Cooool. Also, nerdtastic.

I love that people are doing more cool stuff with near-space balloons. Hooray for (comparatively) cheap electronics.

Yesterday was the 50th anniversary of the launch of the first amateur radio satellite from AMSAT.
posted by rmd1023 at 2:17 PM on December 13, 2011 [1 favorite]


is now approaching the coast of Africa at 110,000 feet and 152 miles per hour.

So... roughly 8.2 minutes until impact?

posted by ceribus peribus at 2:34 PM on December 13, 2011 [2 favorites]


Neat. Looks like it's about 4.5 hours away from the coast. According to a comment I saw here, the battery lasts about 50 hours before the signal gets weaker. It's already been 46 hours. Cutting it close!
posted by yeti at 2:45 PM on December 13, 2011


Interesting, yeti. The twitter mentioned that it would start transmitting at sunrise which made me think it had solar power. Unfortunately the technical details on the construction are sparse right now.

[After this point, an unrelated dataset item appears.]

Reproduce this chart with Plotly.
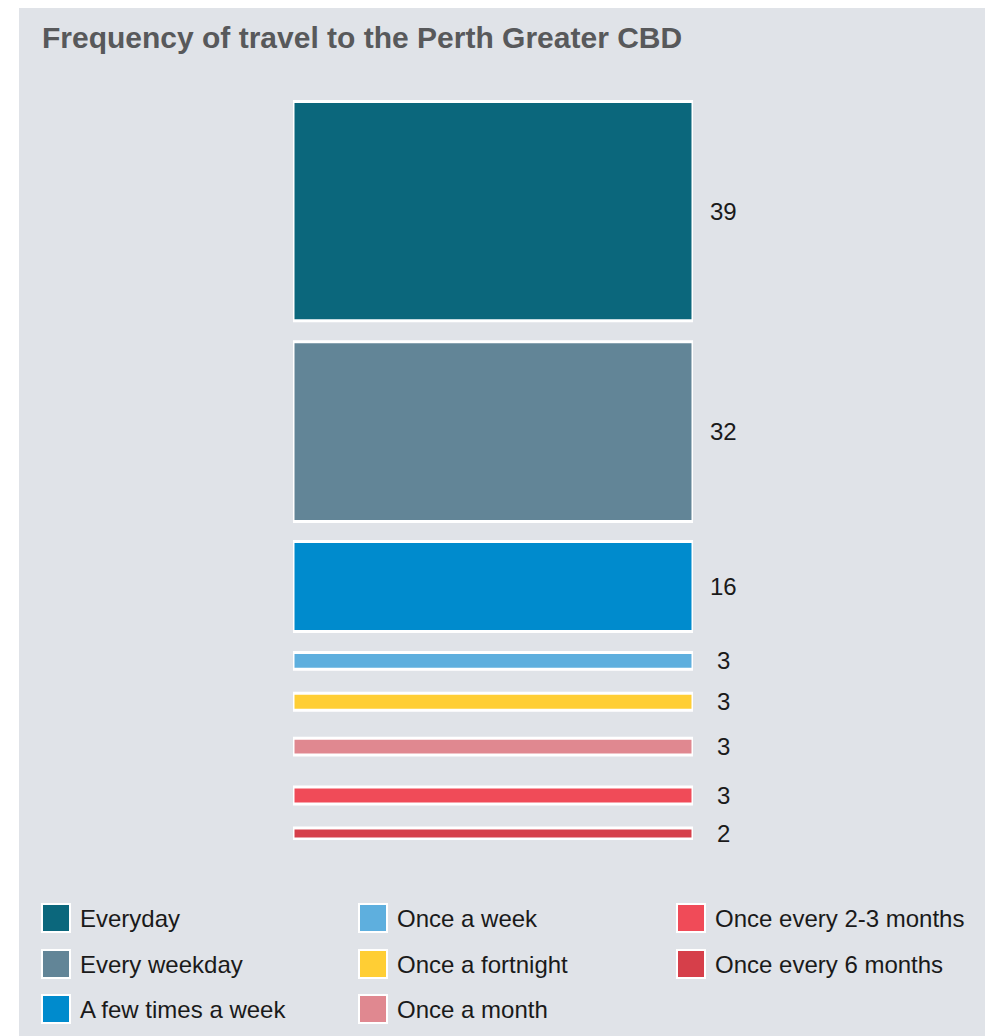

Also, it looks like they smashed the previous distance record of 3,361.81 miles according to these guys.
posted by exogenous at 3:28 PM on December 13, 2011


Interesting, yeti. The twitter mentioned that it would start transmitting at sunrise which made me think it had solar power.

Based on stuff I've been reading on the GPSL list, could be because they expect the battery to warm up and come back to life.
posted by brennen at 4:49 PM on December 13, 2011


Seems to have burst over the Mediterranean. Unofficial flight duration: 57 hours 2 minutes. Unofficial distance from origin (not flight track): 6237 miles / 10037km
posted by exogenous at 5:10 AM on December 14, 2011


I started tracking this off the Atlantic and kept refreshing every hour or so.
So cool.

Things like this (and "Maker Culture") as helping with the resurgence of Amateur Radio.